The glue you want to get is called "Bowgrip 100"

Check out www.bowstick.com They have supplies and tutorials on bow making.

Here's one that talks about fiberglas backing a bow stave

http://www.youtube.com/watch?v=bldVsWdVO7E&NR=1


----------



## huntersteve (Feb 28, 2005)

I've used Bowgrip 100 on a bunch of bows and have never had a problem with it....Steve


----------



## kegan (Aug 28, 2006)

NOOOOOOOOOOOOOOOOOOOOOOOOO!!!!

Red oak is a decent selfbow wood. For laminates it's acceptable. For a fiberglass backed red oak bow, it's terrible. It lacks compression stregnth to deal with the stiff fiberglass. If you want to make a fibergass laminate, use the fiberglass as the back and belly, and use thin strips of wood. If you want to make a cheap red oak board, back it with cotton or linen cloth. These will keep it together, and prevent overpowering the belly.


----------



## hurley0816 (Jan 12, 2009)

what about the fiberglass tape found here? i was looking for a backing that is functional and that looks good.if i went with cloth could i just go walmart and pick something i like?
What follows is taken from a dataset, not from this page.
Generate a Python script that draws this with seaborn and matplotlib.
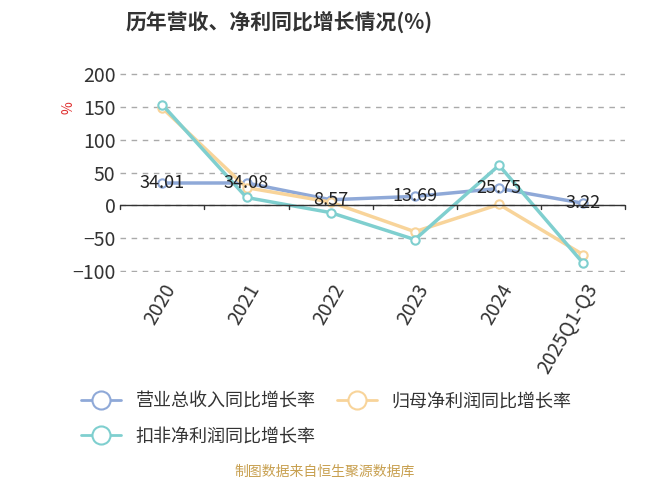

http://www.bowstick.com/storefront/index.php?main_page=product_info&cPath=19_29&products_id=1368


----------



## vision archery (Dec 22, 2008)

You can use the fiber glass drywall tape also. I have used it on red oak before with good results. I used tite bond glue and 4 layers of tape, made a bow just over 50#.


----------



## huntersteve (Feb 28, 2005)

I've used the fiberglass cloth tape that you mentioned from bowstick....it works great....it also absorbs the 2 part epoxies and becomes transparent so that you can see the wood grain thru the backing....Steve


----------



## J. Wesbrock (Dec 17, 2003)

Kegan nailed it! 

A fiberglass backing will overpower and crush the red oak core. As a matter of fact, bamboo will overpower it too. Use a different kind of backing. Personally, I've always been partial to whitetail deer rawhide for red oak and hickory.


----------



## tpoof (Dec 18, 2005)

J. Wesbrock said:


> Kegan nailed it!
> 
> A fiberglass backing will overpower and crush the red oak core. As a matter of fact, bamboo will overpower it too. Use a different kind of backing. Personally, I've always been partial to whitetail deer rawhide for red oak and hickory.


x2 :thumbs_up


----------